I did the Bridge Run 4 years ago and trained fairly solidly for three months.  I was also several kilos lighter and obviously, younger than I am now.  I had never been a runner before so I was thrilled to cross the finish line in 1 hour and 13 minutes.  There, thought I.  I can do it!!  I planned to keep training, perhaps do a half marathon, the sky was the limit!  Alas, I decided to take a week off to recover and that was the end of my running.

This time I’ve been using the brilliant C25K app on my phone.  Most of my training has been on the treadmill due to having kids at home but when it’s just me on the weekend, I’ve headed outside, the dog trotting along beside me and have been very pleased with my progress.  Until today.  Big sigh.  But I am absolutely going to do it.  Plus I’m very motivated by possibly getting to meet up with Steph from Mamamarmalade on the day.  She’s the one who inspired me through her blog to start running again.

Anyway, at the end of the 7km course it turned out we had run for 28 minutes in total and the longest stint was 19 minutes.  I was pretty pleased with this, despite my huffing and puffing (but with barely enough breath to blow a house of straw down) at the end.

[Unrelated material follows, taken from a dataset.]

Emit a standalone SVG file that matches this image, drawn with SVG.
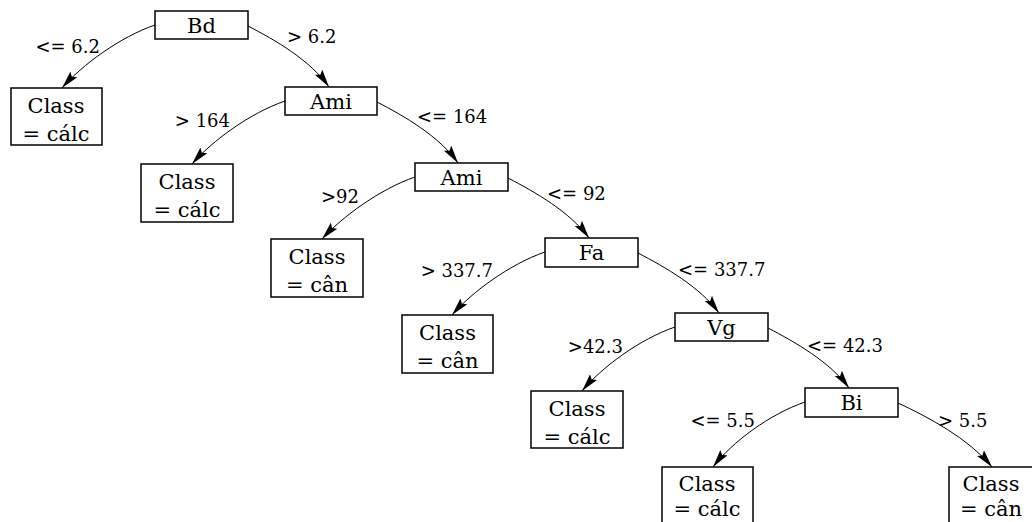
<svg xmlns="http://www.w3.org/2000/svg" width="1032" height="522" viewBox="0 0 1032 522">
<style>
.box{fill:#fff;stroke:#000;stroke-width:1.5}
.nt{font-family:"DejaVu Serif",serif;font-size:21px;fill:#000;text-anchor:middle}
.lb{font-family:"DejaVu Serif",serif;font-size:18px;fill:#000}
.e{fill:none;stroke:#000;stroke-width:1}
</style>
<defs>
<marker id="ah" markerUnits="userSpaceOnUse" markerWidth="20" markerHeight="10" refX="18" refY="4.5" orient="auto">
<path d="M0,0 L18,4.5 L0,9 L3,4.5 z" fill="#000"/>
</marker>
</defs>
<rect width="1032" height="522" fill="#fff"/>
<g id="connectors">
<path class="e" marker-end="url(#ah)" d="M155,25 C120,37 82,65 62,88"/>
<path class="e" marker-end="url(#ah)" d="M248,26 C275,40 310,60 329,87"/>
<path class="e" marker-end="url(#ah)" d="M285,101 C250,113 212,141 192,164"/>
<path class="e" marker-end="url(#ah)" d="M377,102 C404,116 439,136 458,163"/>
<path class="e" marker-end="url(#ah)" d="M415,177 C380,189 342,217 322,239"/>
<path class="e" marker-end="url(#ah)" d="M508,178 C535,192 570,212 589,238"/>
<path class="e" marker-end="url(#ah)" d="M545,252 C510,264 472,292 452,315"/>
<path class="e" marker-end="url(#ah)" d="M638,253 C665,267 700,287 719,313"/>
<path class="e" marker-end="url(#ah)" d="M675,327 C640,339 602,367 582,391"/>
<path class="e" marker-end="url(#ah)" d="M768,328 C795,342 830,362 849,388"/>
<path class="e" marker-end="url(#ah)" d="M805,402 C770,414 732,442 713,467"/>
<path class="e" marker-end="url(#ah)" d="M898,403 C928,417 968,438 992,467"/>
</g>
<g id="edge-labels">
<text class="lb" x="100" y="53" text-anchor="end">&lt;= 6.2</text>
<text class="lb" x="287" y="43">&gt; 6.2</text>
<text class="lb" x="230" y="127" text-anchor="end">&gt; 164</text>
<text class="lb" x="417" y="123">&lt;= 164</text>
<text class="lb" x="359" y="203" text-anchor="end">&gt;92</text>
<text class="lb" x="547" y="200">&lt;= 92</text>
<text class="lb" x="493" y="277" text-anchor="end">&gt; 337.7</text>
<text class="lb" x="678" y="276">&lt;= 337.7</text>
<text class="lb" x="623" y="353" text-anchor="end">&gt;42.3</text>
<text class="lb" x="807" y="352">&lt;= 42.3</text>
<text class="lb" x="755" y="427" text-anchor="end">&lt;= 5.5</text>
<text class="lb" x="938" y="427">&gt; 5.5</text>
</g>
<g id="n-bd"><rect class="box" x="155" y="11" width="93" height="28"/><text class="nt" x="201.5" y="33">Bd</text></g>
<g id="n-ami1"><rect class="box" x="285" y="87" width="92" height="28"/><text class="nt" x="331" y="109">Ami</text></g>
<g id="n-ami2"><rect class="box" x="415" y="163" width="93" height="28"/><text class="nt" x="461.5" y="185">Ami</text></g>
<g id="n-fa"><rect class="box" x="545" y="238" width="93" height="29"/><text class="nt" x="591.5" y="260">Fa</text></g>
<g id="n-vg"><rect class="box" x="675" y="313" width="93" height="28"/><text class="nt" x="721.5" y="335">Vg</text></g>
<g id="n-bi"><rect class="box" x="805" y="388" width="93" height="29"/><text class="nt" x="851.5" y="410">Bi</text></g>
<g id="leaf1"><rect class="box" x="11" y="88" width="91" height="57"/><text class="nt" x="56" y="113">Class</text><text class="nt" x="56" y="141">= cálc</text></g>
<g id="leaf2"><rect class="box" x="141" y="164" width="92" height="58"/><text class="nt" x="187" y="189">Class</text><text class="nt" x="187" y="217">= cálc</text></g>
<g id="leaf3"><rect class="box" x="271" y="239" width="92" height="58"/><text class="nt" x="317" y="264">Class</text><text class="nt" x="317" y="292">= cân</text></g>
<g id="leaf4"><rect class="box" x="402" y="315" width="91" height="58"/><text class="nt" x="447.5" y="340">Class</text><text class="nt" x="447.5" y="368">= cân</text></g>
<g id="leaf5"><rect class="box" x="531" y="391" width="92" height="57"/><text class="nt" x="577" y="416">Class</text><text class="nt" x="577" y="444">= cálc</text></g>
<g id="leaf6"><rect class="box" x="662" y="467" width="91" height="58"/><text class="nt" x="707" y="491">Class</text><text class="nt" x="707" y="516">= cálc</text></g>
<g id="leaf7"><rect class="box" x="949" y="467" width="91" height="58"/><text class="nt" x="991" y="491">Class</text><text class="nt" x="991" y="516">= cân</text></g>
</svg>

As little treat and incentive I popped into Lorna Jane and bought my first ever pair of running tights.  They look absolutely ridiculous (turns out I haven’t lost an ounce of weight despite all this running) but I don’t care.  I am determined to get through the race, raise money for my charity and enjoy myself no matter what, even if I have to do the Cliffy Shuffle the whole entire way… sans gumboots of course!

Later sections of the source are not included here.